There are a number of different threads to this story, different paths down which the two Detectives travel in order to find out what really happened. There are a number of red herrings thrown their way, clues left which muddy the water and force them to change the focus of their investigation. As is typical with this series, we are present for all of the interviews, allowing us to start to build our own picture of what happened, but also allowing us to build on the knowledge we have of the victims final hours, something which is not yet available to the Detectives, By gathering what the suspects reveal, and what they omit, I started to form opinions on guilt or innocence, whilst still. be kept in the dark over some of the most vital clues in the story.

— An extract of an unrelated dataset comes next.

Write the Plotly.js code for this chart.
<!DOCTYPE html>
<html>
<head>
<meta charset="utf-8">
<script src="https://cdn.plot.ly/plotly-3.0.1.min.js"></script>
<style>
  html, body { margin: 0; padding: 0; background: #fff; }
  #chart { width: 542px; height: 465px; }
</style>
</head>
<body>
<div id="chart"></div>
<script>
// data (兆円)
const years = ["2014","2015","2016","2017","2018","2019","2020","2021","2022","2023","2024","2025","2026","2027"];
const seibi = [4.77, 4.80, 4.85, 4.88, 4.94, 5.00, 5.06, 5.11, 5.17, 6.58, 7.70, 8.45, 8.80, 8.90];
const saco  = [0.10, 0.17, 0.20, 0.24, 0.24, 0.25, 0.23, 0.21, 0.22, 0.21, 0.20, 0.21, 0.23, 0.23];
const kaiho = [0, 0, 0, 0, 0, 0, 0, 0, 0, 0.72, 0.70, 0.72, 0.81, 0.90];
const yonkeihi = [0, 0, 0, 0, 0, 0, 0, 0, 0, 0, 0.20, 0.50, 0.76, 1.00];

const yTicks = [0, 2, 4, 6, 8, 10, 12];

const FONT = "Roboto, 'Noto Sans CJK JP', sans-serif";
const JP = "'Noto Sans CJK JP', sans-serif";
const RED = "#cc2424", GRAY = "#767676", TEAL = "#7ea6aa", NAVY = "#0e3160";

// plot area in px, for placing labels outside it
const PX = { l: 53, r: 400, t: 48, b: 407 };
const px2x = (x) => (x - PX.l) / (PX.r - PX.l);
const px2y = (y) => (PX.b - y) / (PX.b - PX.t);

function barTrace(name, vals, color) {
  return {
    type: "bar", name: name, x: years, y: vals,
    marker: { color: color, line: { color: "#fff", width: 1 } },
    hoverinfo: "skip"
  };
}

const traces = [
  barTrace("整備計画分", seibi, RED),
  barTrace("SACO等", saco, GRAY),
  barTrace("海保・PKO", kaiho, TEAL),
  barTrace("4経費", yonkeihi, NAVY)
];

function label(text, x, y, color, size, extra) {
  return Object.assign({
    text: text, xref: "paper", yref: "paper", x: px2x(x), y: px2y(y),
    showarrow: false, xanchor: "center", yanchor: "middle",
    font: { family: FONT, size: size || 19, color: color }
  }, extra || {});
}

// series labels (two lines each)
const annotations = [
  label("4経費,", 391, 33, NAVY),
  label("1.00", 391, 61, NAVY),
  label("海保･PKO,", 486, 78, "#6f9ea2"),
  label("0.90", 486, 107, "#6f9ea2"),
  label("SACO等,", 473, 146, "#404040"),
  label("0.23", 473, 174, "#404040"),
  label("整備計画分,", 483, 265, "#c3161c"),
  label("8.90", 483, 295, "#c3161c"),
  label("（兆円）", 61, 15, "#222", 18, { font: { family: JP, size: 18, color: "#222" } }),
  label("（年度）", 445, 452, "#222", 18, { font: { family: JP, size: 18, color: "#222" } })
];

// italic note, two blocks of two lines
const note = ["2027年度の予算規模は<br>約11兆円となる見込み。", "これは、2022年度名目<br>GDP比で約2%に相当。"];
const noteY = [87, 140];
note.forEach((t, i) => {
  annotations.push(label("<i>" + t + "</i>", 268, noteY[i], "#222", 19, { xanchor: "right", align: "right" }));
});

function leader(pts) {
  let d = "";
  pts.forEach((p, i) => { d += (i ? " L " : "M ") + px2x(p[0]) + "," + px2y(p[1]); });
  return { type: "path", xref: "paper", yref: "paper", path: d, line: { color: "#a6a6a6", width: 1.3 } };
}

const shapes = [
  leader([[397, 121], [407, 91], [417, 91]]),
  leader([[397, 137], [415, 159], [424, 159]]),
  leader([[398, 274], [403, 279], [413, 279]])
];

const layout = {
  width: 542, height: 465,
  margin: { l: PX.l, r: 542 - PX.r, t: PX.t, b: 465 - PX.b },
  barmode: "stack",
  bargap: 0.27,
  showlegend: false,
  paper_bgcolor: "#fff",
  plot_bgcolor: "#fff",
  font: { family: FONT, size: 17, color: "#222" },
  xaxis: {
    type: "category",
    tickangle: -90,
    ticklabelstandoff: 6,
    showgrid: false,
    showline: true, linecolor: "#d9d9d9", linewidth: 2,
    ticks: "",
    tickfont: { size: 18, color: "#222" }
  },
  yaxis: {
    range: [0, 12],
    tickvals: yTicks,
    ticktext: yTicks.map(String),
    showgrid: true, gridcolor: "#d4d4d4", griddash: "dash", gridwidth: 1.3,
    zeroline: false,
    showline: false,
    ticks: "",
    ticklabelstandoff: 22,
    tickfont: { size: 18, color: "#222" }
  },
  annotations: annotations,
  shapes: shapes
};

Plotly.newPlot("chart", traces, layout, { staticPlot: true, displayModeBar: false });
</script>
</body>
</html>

In many ways this book is a story of family and the various familial links between characters play a very large part in what comes to pass, both in the past and the present. I love that the author has slowly built that picture from the ground up, retaining the tension and also building my understanding of the two Detectives and what drives them. With each book, a little more is revealed and the more I understand, the more I like them. There is a sadness in Gunnarstranda which manifests itself in the way he approaches the case, and a kind of transient spirit in Frølich, unable to settle, which does likewise. But they are both determined to do right by the victim and I am happy to go on this journey with them.

I don’t know quite what it was about this book, perhaps the victim and the gradual unravelling of her past, but I found myself flying through this book in spite of the fact that the pace of the. narrative is not that intense. Just something drew me into Katrine’s world and I wanted to know more about her. The more I did, the more anxious I was that the Detectives uncovered her killer, because this book, more than a number of the others, really engaged me emotionally. Katrine’s was not the only murder in the book, but it was the one that resonated the most. I think that ultimate sympathy for her as a victim left me requiring justice, the ultimate tragedy of her fate after coming so far. The author did a commendable job of infusing the story with a kind of emotion and gave us and ending which left me completely satisfied.

About the Author

Kjell Ola Dahl was born in the city Gjovik, in Norway in 1958, but grew up in Oslo. Dahl was a teacher and social adviser in High school when he started to write the Oslo Detectives series. Two times Dahl has won the Riverton-prize, the Norwegian National prize for the best novel of crime fiction (in 2000 and in 2015). He won the prestigious Brage-prize for the Courier, a standalone novel of crime fiction set in Norway and Sweden during World War II and in 1967. The first book in the series of the Oslo Detectives – Lethal investments – was published in in Norway 1993.